Assigned to the Bureau of Naval Personnel, Washington, DC, in April 1954, he was Aide and Administrative Officer to the Chief of Naval Personnel until January 1957, then had instruction at the Armed Forces Staff College, Norfolk, Virginia. In June 1957 he became Executive Officer of Attack Squadron One Hundred Fifty-Six and in December 1958 assumed command of Fighter Squadron Two Hundred Eleven (later redesignated Fighter Squadron Twenty Four). From January 1960 to June 1961 he was Executive Officer of the Fleet Operations Control Center, US Pacific Fleet, headquartered in Oahu, Hawaii. He next was a student in Naval Warfare at the Naval War College, Newport, Rhode Island, until June 1962, and remained there until March 1963 as Assistant for Air Operations Naval Command Course for foreign students.

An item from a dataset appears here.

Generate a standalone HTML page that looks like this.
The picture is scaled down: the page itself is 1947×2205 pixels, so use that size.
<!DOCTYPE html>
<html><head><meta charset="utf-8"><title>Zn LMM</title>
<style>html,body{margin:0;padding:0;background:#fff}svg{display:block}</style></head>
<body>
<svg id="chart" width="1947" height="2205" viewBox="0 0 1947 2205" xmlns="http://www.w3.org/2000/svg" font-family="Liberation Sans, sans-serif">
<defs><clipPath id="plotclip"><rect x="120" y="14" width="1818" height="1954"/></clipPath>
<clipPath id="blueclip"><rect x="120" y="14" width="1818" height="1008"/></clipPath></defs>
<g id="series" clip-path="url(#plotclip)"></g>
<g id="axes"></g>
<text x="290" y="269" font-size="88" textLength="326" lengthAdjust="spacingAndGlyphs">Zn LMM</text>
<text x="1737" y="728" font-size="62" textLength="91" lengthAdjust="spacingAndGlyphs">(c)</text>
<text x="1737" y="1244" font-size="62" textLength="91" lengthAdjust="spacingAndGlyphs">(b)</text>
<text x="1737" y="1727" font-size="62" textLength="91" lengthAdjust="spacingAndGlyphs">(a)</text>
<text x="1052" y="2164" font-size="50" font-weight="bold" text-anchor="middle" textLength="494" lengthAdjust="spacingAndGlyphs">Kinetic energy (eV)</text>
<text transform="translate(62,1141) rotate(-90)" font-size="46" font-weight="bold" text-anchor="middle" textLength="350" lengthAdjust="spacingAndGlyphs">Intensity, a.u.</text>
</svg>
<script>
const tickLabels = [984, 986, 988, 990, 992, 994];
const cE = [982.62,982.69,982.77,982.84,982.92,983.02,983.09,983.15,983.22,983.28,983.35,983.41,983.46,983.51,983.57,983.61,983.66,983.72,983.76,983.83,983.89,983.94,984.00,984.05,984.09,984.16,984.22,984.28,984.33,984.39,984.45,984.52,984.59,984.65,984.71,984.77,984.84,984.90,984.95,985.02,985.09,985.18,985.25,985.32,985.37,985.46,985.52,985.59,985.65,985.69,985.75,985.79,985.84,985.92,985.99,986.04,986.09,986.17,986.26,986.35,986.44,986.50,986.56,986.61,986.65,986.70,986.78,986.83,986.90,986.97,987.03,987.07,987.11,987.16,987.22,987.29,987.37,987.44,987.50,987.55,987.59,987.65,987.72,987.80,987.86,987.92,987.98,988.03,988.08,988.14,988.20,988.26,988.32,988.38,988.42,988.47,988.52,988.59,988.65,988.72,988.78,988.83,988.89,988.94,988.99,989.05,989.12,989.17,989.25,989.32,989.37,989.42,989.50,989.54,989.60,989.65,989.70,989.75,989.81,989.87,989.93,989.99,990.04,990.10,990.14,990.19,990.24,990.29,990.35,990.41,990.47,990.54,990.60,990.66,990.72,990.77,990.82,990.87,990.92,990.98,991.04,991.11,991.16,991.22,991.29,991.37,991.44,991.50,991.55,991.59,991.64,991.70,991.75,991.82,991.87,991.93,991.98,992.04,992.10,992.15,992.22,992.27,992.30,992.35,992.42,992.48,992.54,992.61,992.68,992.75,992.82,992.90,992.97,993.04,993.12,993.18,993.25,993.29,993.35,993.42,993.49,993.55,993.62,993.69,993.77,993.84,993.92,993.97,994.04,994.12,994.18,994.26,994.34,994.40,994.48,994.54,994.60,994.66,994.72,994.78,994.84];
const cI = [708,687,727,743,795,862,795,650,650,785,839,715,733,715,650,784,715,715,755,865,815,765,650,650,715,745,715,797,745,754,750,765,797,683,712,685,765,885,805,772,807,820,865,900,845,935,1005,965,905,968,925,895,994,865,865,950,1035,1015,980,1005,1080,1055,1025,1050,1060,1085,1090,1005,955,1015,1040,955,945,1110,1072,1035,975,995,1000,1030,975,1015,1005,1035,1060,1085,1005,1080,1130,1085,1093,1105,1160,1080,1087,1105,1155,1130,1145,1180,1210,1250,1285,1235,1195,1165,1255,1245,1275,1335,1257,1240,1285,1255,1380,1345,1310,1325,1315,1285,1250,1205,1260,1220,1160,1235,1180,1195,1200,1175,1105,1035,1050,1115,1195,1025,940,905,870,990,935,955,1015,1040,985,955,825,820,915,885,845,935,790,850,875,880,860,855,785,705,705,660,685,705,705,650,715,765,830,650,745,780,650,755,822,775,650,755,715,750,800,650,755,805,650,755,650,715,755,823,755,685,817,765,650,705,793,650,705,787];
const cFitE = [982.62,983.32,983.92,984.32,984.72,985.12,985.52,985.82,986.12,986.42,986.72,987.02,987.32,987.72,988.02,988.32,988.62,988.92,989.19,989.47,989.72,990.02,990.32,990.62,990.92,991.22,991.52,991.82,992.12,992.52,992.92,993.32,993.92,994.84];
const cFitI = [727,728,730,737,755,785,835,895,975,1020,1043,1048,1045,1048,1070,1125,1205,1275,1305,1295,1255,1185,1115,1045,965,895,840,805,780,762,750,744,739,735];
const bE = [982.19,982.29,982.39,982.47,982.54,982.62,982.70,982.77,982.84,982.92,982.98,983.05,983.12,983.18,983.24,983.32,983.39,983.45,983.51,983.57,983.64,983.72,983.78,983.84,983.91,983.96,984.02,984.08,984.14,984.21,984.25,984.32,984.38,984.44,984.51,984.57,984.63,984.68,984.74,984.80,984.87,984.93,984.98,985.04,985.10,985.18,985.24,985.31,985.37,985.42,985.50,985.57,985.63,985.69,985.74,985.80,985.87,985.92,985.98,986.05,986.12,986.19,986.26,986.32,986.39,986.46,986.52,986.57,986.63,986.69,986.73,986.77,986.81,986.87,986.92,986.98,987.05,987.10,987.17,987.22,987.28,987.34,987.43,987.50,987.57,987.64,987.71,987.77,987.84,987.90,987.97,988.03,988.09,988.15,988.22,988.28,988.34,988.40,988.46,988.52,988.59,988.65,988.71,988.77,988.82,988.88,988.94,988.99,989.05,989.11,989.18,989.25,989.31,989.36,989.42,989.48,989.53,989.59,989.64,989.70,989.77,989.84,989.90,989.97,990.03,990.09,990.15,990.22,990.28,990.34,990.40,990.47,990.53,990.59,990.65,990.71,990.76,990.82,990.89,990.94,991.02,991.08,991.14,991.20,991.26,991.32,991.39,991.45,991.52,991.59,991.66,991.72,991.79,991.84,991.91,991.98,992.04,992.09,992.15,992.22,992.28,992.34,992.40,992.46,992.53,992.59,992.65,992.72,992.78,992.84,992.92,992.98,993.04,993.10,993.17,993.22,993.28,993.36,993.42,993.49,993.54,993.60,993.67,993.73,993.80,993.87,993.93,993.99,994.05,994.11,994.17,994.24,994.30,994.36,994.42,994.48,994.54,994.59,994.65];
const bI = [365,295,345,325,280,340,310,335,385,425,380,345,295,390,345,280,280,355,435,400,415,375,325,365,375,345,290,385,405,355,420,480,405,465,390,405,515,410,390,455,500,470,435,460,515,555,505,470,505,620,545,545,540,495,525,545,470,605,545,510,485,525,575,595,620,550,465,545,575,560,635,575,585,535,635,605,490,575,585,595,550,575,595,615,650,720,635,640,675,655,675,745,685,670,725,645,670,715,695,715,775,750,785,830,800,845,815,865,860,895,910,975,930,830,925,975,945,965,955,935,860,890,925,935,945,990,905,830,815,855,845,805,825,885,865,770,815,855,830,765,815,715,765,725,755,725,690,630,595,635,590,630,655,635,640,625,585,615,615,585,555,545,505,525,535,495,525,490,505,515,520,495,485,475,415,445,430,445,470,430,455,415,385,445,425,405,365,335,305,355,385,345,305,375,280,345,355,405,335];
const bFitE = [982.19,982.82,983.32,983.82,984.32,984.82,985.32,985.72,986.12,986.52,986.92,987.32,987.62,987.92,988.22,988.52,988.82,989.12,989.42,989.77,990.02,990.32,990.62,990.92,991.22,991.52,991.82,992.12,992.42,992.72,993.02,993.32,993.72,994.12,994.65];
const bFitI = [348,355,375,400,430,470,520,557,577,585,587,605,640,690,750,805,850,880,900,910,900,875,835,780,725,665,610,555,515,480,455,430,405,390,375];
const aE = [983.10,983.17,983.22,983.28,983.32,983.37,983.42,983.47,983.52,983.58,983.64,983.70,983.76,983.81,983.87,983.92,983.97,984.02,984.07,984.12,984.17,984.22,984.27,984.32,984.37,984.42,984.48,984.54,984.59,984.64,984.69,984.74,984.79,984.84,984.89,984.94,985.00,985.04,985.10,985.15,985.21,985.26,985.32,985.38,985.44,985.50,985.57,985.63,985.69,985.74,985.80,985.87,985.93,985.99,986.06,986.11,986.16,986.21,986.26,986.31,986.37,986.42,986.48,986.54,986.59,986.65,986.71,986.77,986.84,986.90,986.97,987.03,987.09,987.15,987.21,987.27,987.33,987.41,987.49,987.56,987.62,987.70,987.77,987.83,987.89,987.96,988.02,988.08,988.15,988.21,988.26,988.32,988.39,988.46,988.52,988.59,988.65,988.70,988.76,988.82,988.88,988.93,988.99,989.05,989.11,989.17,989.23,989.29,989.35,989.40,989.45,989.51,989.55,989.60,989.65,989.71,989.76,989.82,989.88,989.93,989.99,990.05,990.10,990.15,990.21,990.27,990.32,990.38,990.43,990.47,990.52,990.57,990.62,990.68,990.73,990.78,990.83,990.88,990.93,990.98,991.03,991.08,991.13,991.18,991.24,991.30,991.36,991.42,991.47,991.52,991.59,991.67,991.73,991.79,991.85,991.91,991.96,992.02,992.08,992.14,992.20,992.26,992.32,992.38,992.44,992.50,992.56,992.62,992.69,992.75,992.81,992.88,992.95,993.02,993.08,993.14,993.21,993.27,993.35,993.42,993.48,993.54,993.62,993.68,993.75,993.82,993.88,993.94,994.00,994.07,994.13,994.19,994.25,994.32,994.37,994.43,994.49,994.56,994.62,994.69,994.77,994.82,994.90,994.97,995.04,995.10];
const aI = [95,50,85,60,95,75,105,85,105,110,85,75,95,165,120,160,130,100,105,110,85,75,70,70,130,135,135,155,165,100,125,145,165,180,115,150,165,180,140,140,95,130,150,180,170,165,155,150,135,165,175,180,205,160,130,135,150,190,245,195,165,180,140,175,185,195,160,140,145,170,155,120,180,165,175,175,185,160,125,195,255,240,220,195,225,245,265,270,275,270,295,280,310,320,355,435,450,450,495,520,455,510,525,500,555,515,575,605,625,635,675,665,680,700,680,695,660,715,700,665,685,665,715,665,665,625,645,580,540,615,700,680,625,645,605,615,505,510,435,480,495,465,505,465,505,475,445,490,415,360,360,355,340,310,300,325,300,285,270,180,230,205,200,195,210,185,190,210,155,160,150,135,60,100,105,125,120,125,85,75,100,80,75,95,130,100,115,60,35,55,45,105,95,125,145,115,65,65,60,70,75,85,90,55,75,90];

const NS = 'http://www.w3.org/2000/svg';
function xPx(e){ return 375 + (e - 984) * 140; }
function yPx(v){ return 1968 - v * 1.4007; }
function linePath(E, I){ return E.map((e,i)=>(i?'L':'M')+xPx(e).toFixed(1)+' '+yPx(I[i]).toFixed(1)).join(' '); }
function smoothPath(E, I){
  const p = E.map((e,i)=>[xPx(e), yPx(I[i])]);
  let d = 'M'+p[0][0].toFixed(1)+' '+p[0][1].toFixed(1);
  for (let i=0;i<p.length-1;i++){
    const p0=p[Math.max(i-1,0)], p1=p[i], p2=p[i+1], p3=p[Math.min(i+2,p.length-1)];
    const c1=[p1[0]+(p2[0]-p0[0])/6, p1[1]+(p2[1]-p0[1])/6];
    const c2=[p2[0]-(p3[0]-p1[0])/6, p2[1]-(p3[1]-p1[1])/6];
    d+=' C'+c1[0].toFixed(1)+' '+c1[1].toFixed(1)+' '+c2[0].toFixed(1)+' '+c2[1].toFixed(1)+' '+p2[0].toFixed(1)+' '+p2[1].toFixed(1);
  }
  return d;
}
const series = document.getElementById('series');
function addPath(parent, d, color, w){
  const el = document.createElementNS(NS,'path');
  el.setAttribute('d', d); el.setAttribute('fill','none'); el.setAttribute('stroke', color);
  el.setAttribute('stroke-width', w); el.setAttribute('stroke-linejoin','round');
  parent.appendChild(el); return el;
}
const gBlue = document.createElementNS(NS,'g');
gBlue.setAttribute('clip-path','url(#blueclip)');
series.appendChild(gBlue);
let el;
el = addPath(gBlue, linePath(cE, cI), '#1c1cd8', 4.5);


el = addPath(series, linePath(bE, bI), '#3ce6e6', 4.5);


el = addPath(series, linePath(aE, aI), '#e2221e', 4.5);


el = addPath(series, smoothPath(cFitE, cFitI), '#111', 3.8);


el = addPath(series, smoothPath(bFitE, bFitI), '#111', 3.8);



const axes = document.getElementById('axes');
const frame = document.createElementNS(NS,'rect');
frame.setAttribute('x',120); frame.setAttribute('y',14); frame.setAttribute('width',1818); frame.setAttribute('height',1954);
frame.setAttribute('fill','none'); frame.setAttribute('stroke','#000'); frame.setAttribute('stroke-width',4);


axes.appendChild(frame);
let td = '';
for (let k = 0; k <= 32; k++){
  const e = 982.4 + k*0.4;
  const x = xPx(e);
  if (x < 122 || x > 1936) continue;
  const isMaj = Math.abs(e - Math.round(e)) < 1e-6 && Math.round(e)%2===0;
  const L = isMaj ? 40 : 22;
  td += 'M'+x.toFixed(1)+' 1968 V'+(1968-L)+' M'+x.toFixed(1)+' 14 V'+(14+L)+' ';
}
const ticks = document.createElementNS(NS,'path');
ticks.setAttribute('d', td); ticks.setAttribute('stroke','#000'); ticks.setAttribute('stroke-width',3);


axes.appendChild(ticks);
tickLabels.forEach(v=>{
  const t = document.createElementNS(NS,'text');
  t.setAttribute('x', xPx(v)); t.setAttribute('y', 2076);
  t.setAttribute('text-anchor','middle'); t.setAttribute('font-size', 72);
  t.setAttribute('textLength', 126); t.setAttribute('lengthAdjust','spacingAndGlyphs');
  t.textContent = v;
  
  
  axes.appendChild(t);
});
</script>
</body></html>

In May 1963 he joined the USS Bon Homme Richard (CVA-31) as Executive Officer and in June 1964 joined the Staff of Commander Naval Air Force, US Atlantic Fleet as Operations Officer. From July 1966 to August 1967 he commanded the USS Lasalle (LPD-3), then reported as Deputy Director of Operations on the staff of Commander Task Force Two. He also served as project Officer for Combat Aircraft Recording Data System. He was awarded the Joint Service Commendation Medal for “meritorious service from August 1967 to June 1968, while serving as Deputy Director of Operations, and subsequently, as Test Director for the Combat Aircraft Recording and Data System (Cards) Test, Joint Task Force Two…” The citation further states in part:

“As Deputy Director of Operations, he contributed significantly to the many and varied test activities required during the planning and execution phases. Captain Clark directed CARDS as a Research and Development type project in answer to urgent requirements from Southeast Asia. His extraordinary performance reflected his sound operational judgment as well as his scientific and cost-effective approach to problems during this development effort. His managerial ability, coupled with his personal initiative and grasp of technical details, earned him the respect of all with whom he associated. The results of his efforts will enable operational commanders in the field to evaluate combat aircraft tactics and meet new and changing threats….”

In July 1968 he assumed command of the Naval Air Station, Twin Cities, Minnesota, and in July 1970 became Chief of Staff and Aide to the Chief of Naval Air Training headquartered at the Naval Air Station, Memphis, at Millington, Tennessee.

In addition to the Joint Service Commendation Medal, the Purple Heart Medal, and the Navy Unit Commendation Ribbon, Captain Clark has the American Campaign Medal; Asiatic-Pacific Campaign Medal with six stars; World War II Victory Medal; Korean Service Medal; United Nations Service Medal; and the Philippine Liberations Ribbon.